The New York Times unveiled plans for job cuts on Wednesday as part of a companywide restructuring intended to safeguard the newspaper’s long-term profitability. About 100 newsroom jobs will be eliminated, in addition to a smaller number of positions from the editorial and business operations. If the Times cannot get enough people to leave voluntarily, they will offer buyouts and resort to layoffs.
“The job losses are necessary to control our costs and to allow us to continue to invest in the digital future of The New York Times, but we know that they will be painful both for the individuals affected and for their colleagues,” the newspaper said.

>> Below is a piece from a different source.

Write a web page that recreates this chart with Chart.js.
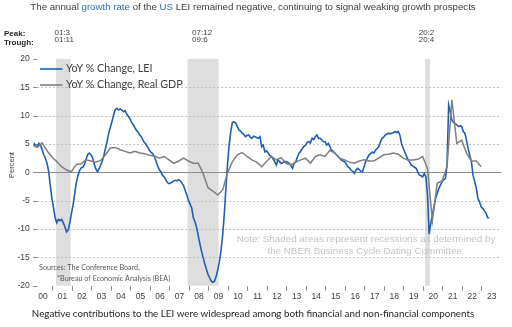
<!DOCTYPE html>
<html>
<head>
<meta charset="utf-8">
<script src="https://cdn.jsdelivr.net/npm/chart.js@4.4.1/dist/chart.umd.min.js"></script>
<style>
  html, body { margin: 0; padding: 0; background: #ffffff; }
  canvas { display: block; }
</style>
</head>
<body>
<canvas id="chart" width="512" height="327"></canvas>
<script>
// US LEI, year-over-year % change, monthly from Jan 2000 (one row per year)
const leiYoY = [
  5.2, 4.6, 4.6, 5.1, 4.8, 4.0, 3.1, 2.5, 1.6, 0.2, -2.3, -4.6,
  -6.2, -8.0, -8.9, -8.3, -8.5, -8.3, -8.9, -9.6, -10.5, -10.2, -8.9, -7.3,
  -5.8, -3.8, -1.8, -0.6, 0.3, 0.8, 0.9, 1.4, 2.3, 3.1, 3.4, 3.1,
  2.6, 1.5, 0.6, 0.1, 0.6, 1.3, 2.0, 3.0, 4.3, 5.5, 7.0, 8.0,
  9.0, 10.2, 11.1, 11.3, 11.0, 11.2, 11.0, 10.7, 10.9, 10.3, 9.9, 9.5,
  8.8, 8.4, 7.9, 7.4, 7.1, 6.6, 6.3, 5.7, 5.2, 4.9, 4.4, 3.9,
  3.5, 3.3, 2.8, 2.0, 1.2, 0.5, 0.1, -0.5, -0.8, -1.3, -1.8, -2.0,
  -1.9, -1.7, -1.5, -1.4, -1.5, -1.3, -1.5, -1.9, -2.4, -3.2, -4.0, -5.0,
  -5.6, -6.3, -8.0, -8.7, -9.7, -11.2, -12.6, -13.9, -15.0, -16.1, -17.1, -18.0,
  -18.6, -19.2, -19.4, -19.2, -18.4, -17.2, -15.8, -13.8, -11.1, -7.5, -2.8, 1.3,
  4.8, 7.2, 8.8, 8.9, 8.7, 8.1, 7.5, 7.3, 6.9, 6.7, 6.3, 6.5,
  6.6, 6.2, 6.0, 6.4, 6.3, 6.1, 6.0, 6.3, 4.5, 4.8, 3.6, 3.8,
  3.4, 3.0, 2.8, 2.4, 1.9, 1.3, 2.2, 1.9, 1.6, 1.7, 1.9, 1.9,
  1.8, 1.6, 1.2, 0.7, 1.6, 1.9, 2.7, 3.4, 3.7, 4.2, 4.6, 4.8,
  5.3, 5.4, 5.2, 6.0, 5.8, 6.3, 6.6, 6.0, 6.0, 5.7, 5.4, 5.4,
  4.8, 5.1, 4.5, 3.9, 3.7, 3.4, 3.1, 2.8, 2.5, 2.2, 2.0, 1.9,
  1.5, 1.0, 0.8, 0.4, 0.2, -0.2, 0.4, 0.7, 0.5, 0.2, 0.1, 1.0,
  1.9, 2.5, 3.1, 3.3, 3.6, 3.4, 3.9, 4.2, 4.5, 5.3, 6.0, 6.2,
  6.6, 6.7, 6.9, 6.8, 6.9, 7.0, 7.2, 7.0, 7.2, 6.6, 5.1, 4.3,
  3.6, 2.9, 2.2, 1.8, 1.3, 1.1, 0.9, 0.7, 0.1, -0.5, -0.6, -0.8,
  -0.2, -0.8, -4.0, -10.9, -9.0, -7.5, -6.0, -4.6, -3.7, -2.8, -2.2, -1.6,
  -1.3, -1.1, 1.3, 11.9, 10.7, 9.2, 8.8, 8.6, 8.4, 8.1, 8.2, 8.1,
  7.2, 6.9, 5.6, 4.2, 3.0, 1.9, -0.5, -1.6, -2.8, -4.6, -5.2, -6.1,
  -6.4, -6.8, -7.2, -8.0, -8.0
];
const leiStartYear = 2000;

// Real GDP, year-over-year % change, quarterly from 1999 Q4 (one row per year)
const gdpYoY = [
  4.8,
  4.4, 5.2, 3.8, 2.7,
  1.9, 1.0, 0.4, 0.1,
  1.4, 1.5, 2.2, 2.0,
  1.8, 2.1, 3.1, 4.3,
  4.4, 4.0, 3.7, 3.4,
  3.7, 3.4, 3.3, 3.0,
  2.9, 2.5, 2.8, 2.2,
  1.6, 2.0, 2.5, 2.0,
  1.6, 1.6, -0.2, -2.7,
  -3.3, -4.0, -3.1, -0.1,
  1.9, 3.1, 3.5, 2.8,
  2.2, 1.8, 1.0, 1.9,
  2.8, 2.2, 2.6, 1.6,
  1.3, 1.8, 2.2, 2.5,
  1.6, 2.8, 3.1, 2.8,
  3.9, 3.4, 2.5, 2.2,
  1.8, 1.6, 2.0, 2.2,
  2.0, 2.0, 2.5, 3.1,
  3.2, 3.4, 3.2, 2.5,
  2.2, 2.2, 2.3, 2.8,
  0.7, -8.5, -1.9, -1.5,
  1.0, 12.8, 5.1, 5.7,
  3.4, 2.0, 2.0, 1.0
];
const gdpStartYear = 1999;
const gdpStartQuarter = 4;

// NBER business-cycle dates, "yy:month"
const recessionPeaks = ['01:3', '07:12', '20:2'];
const recessionTroughs = ['01:11', '09:6', '20:4'];

const yearLabels = ['00','01','02','03','04','05','06','07','08','09','10','11',
                    '12','13','14','15','16','17','18','19','20','21','22','23'];
const percentTicks = [-20, -15, -10, -5, 0, 5, 10, 15, 20];

const seriesNames = ['YoY % Change, LEI', 'YoY % Change, Real GDP'];
const seriesColors = ['#1f5fb0', '#7f7f7f'];

const titleParts = [
  ['The annual ', '#404040'],
  ['growth rate', '#2f6db5'],
  [' of the ', '#404040'],
  ['US', '#2f6db5'],
  [' LEI remained negative, continuing to signal weaking growth prospects', '#404040']
];
const footerText = 'Negative contributions to the LEI were widespread among both financial and non-financial components';
const noteLines = ['Note: Shaded areas represent recessions as determined by',
                   'the NBER Business Cycle Dating Committee.'];
const sourceLines = ['Sources: The Conference Board,', '*Bureau of Economic Analysis (BEA)'];

// month index -> decimal year at the middle of that month
const leiPoints = leiYoY.map((v, i) => ({ x: leiStartYear + (i + 0.5) / 12, y: v }));
// quarterly values sit on the last month of each quarter
const gdpPoints = gdpYoY.map((v, i) => {
  const m = (gdpStartQuarter - 1) * 3 + i * 3 + 2; // months after Jan of start year
  return { x: gdpStartYear + (m + 0.5) / 12, y: v };
});

function cycleDate(s, endOfMonth) {
  const [yy, mm] = s.split(':').map(Number);
  return 2000 + yy + (mm - (endOfMonth ? 0 : 1)) / 12;
}

const SANS = '"Liberation Sans", Arial, sans-serif';
const SOFT = 'Lato, "Open Sans", sans-serif';

const decorations = {
  id: 'decorations',
  beforeDatasetsDraw(chart) {
    const { ctx, chartArea: a, scales: { x, y } } = chart;
    ctx.save();
    // recession bands
    ctx.fillStyle = '#dedede';
    recessionPeaks.forEach((p, i) => {
      const x0 = x.getPixelForValue(cycleDate(p, false));
      const x1 = x.getPixelForValue(cycleDate(recessionTroughs[i], true));
      ctx.fillRect(x0, a.top, x1 - x0, a.bottom - a.top);
    });
    // horizontal grid: dashed, with a solid zero line
    percentTicks.forEach(v => {
      if (v === 20 || v === -20) return;
      const py = Math.round(y.getPixelForValue(v)) + 0.5;
      ctx.beginPath();
      ctx.lineWidth = 1;
      if (v === 0) { ctx.setLineDash([]); ctx.strokeStyle = '#8c8c8c'; }
      else { ctx.setLineDash([2, 2]); ctx.strokeStyle = '#c0c0c0'; }
      ctx.moveTo(a.left, py);
      ctx.lineTo(a.right, py);
      ctx.stroke();
    });
    // short tick marks beside the percent labels
    ctx.setLineDash([]);
    ctx.strokeStyle = '#8c8c8c';
    percentTicks.forEach(v => {
      const py = Math.round(y.getPixelForValue(v)) + 0.5;
      ctx.beginPath();
      ctx.moveTo(a.left, py);
      ctx.lineTo(a.left + 4, py);
      ctx.stroke();
    });
    ctx.restore();
  },
  afterDraw(chart) {
    const { ctx, scales: { x } } = chart;
    ctx.save();
    ctx.textBaseline = 'middle';

    // title with highlighted words
    ctx.font = '9.7px ' + SANS;
    const total = titleParts.reduce((s, p) => s + ctx.measureText(p[0]).width, 0);
    let tx = 253 - total / 2;
    titleParts.forEach(([t, c]) => {
      ctx.fillStyle = c;
      ctx.textAlign = 'left';
      ctx.fillText(t, tx, 7.5);
      tx += ctx.measureText(t).width;
    });

    // peak / trough header
    ctx.fillStyle = '#262626';
    ctx.font = 'bold 8px ' + SANS;
    ctx.fillText('Peak:', 4, 34);
    ctx.fillText('Trough:', 4, 42.5);
    ctx.font = '8px ' + SANS;
    ctx.fillStyle = '#404040';
    recessionPeaks.forEach((p, i) => {
      const x0 = x.getPixelForValue(cycleDate(p, false));
      const x1 = x.getPixelForValue(cycleDate(recessionTroughs[i], true));
      const left = (x0 + x1) / 2 - ctx.measureText(p).width / 2 - 1;
      ctx.fillText(p, left, 33);
      ctx.fillText(recessionTroughs[i], left, 40);
    });

    // legend inside the plot
    ctx.font = '10.7px ' + SOFT;
    chart.data.datasets.forEach((ds, i) => {
      const ly = 69 + i * 16;
      ctx.strokeStyle = ds.borderColor;
      ctx.lineWidth = 1.6;
      ctx.beginPath();
      ctx.moveTo(40, ly);
      ctx.lineTo(62.5, ly);
      ctx.stroke();
      ctx.fillStyle = '#404040';
      ctx.fillText(ds.label, 66, ly);
    });

    // recession note
    ctx.font = '9.8px ' + SANS;
    ctx.fillStyle = '#c4c4c4';
    ctx.textAlign = 'center';
    ctx.fillText(noteLines[0], 366, 239);
    ctx.fillText(noteLines[1], 366, 251.5);

    // sources
    ctx.textAlign = 'left';
    ctx.font = '7.2px ' + SOFT;
    ctx.fillStyle = '#595959';
    ctx.fillText(sourceLines[0], 39, 268);
    ctx.fillText(sourceLines[1], 57, 279);

    // axis title
    ctx.save();
    ctx.translate(12, 165);
    ctx.rotate(-Math.PI / 2);
    ctx.textAlign = 'center';
    ctx.font = '7.5px ' + SANS;
    ctx.fillStyle = '#404040';
    ctx.fillText('Percent', 0, 0);
    ctx.restore();

    // footer
    ctx.textAlign = 'center';
    ctx.font = '9.8px ' + SOFT;
    ctx.fillStyle = '#262626';
    ctx.fillText(footerText, 253, 313.5);
    ctx.restore();
  }
};

new Chart(document.getElementById('chart'), {
  type: 'line',
  data: {
    datasets: [
      { label: seriesNames[0], data: leiPoints, borderColor: seriesColors[0], borderWidth: 1.6,
        pointRadius: 0, tension: 0, order: 2 },
      { label: seriesNames[1], data: gdpPoints, borderColor: seriesColors[1], borderWidth: 1.5,
        pointRadius: 0, tension: 0, order: 1 }
    ]
  },
  options: {
    responsive: false,
    devicePixelRatio: 1,
    animation: false,
    events: [],
    layout: { padding: { top: 59, right: 10.5, bottom: 0, left: 0 } },
    plugins: { legend: { display: false }, title: { display: false }, tooltip: { enabled: false } },
    scales: {
      x: {
        type: 'linear',
        min: 2000,
        max: 2024,
        afterFit(scale) { scale.height = 41.3; },
        afterBuildTicks(scale) { scale.ticks = yearLabels.map((_, i) => ({ value: leiStartYear + i })); },
        border: { display: false },
        grid: {
          display: true,
          drawOnChartArea: false,
          drawTicks: true,
          tickLength: 5,
          tickWidth: 1,
          tickColor: ctx => (ctx.tick && ctx.tick.value === leiStartYear) ? 'rgba(0,0,0,0)' : '#8c8c8c'
        },
        ticks: {
          autoSkip: false,
          maxRotation: 0,
          padding: 1,
          labelOffset: 9.75,
          color: '#404040',
          font: { family: SANS, size: 8.5 },
          callback: (v, i) => yearLabels[i]
        }
      },
      y: {
        min: -20,
        max: 20,
        afterFit(scale) { scale.width = 33.2; },
        afterBuildTicks(scale) { scale.ticks = percentTicks.map(v => ({ value: v })); },
        border: { display: false },
        grid: { display: false, drawTicks: false },
        ticks: {
          padding: 3.5,
          color: '#404040',
          font: { family: SANS, size: 8.5 },
          callback: v => String(v)
        }
      }
    }
  },
  plugins: [decorations]
});
</script>
</body>
</html>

In addition to job cuts, NYT Opinion, a new mobile app dedicated to opinion content, will be shutting down as it did not attract enough subscribers, said Publisher Arthur Sulzberger Jr. and CEO Mark Thompson.
“I will use this as an opportunity to seriously reconsider some of what we do — from the number of sections we produce to the amount we spend on freelance content,” wrote the Times’s executive editor, Dean Baquet, in a separate note sent to the newsroom staff. The buyout packages being offered have been increased for employees with decades at the company, he added.
Over the last six years, the Times has made cuts to its newsroom staff several times. In 2008, the paper eliminated 100 newsroom jobs, another 100 in 2009 and 30 senior newsroom jobs at the beginning of last year.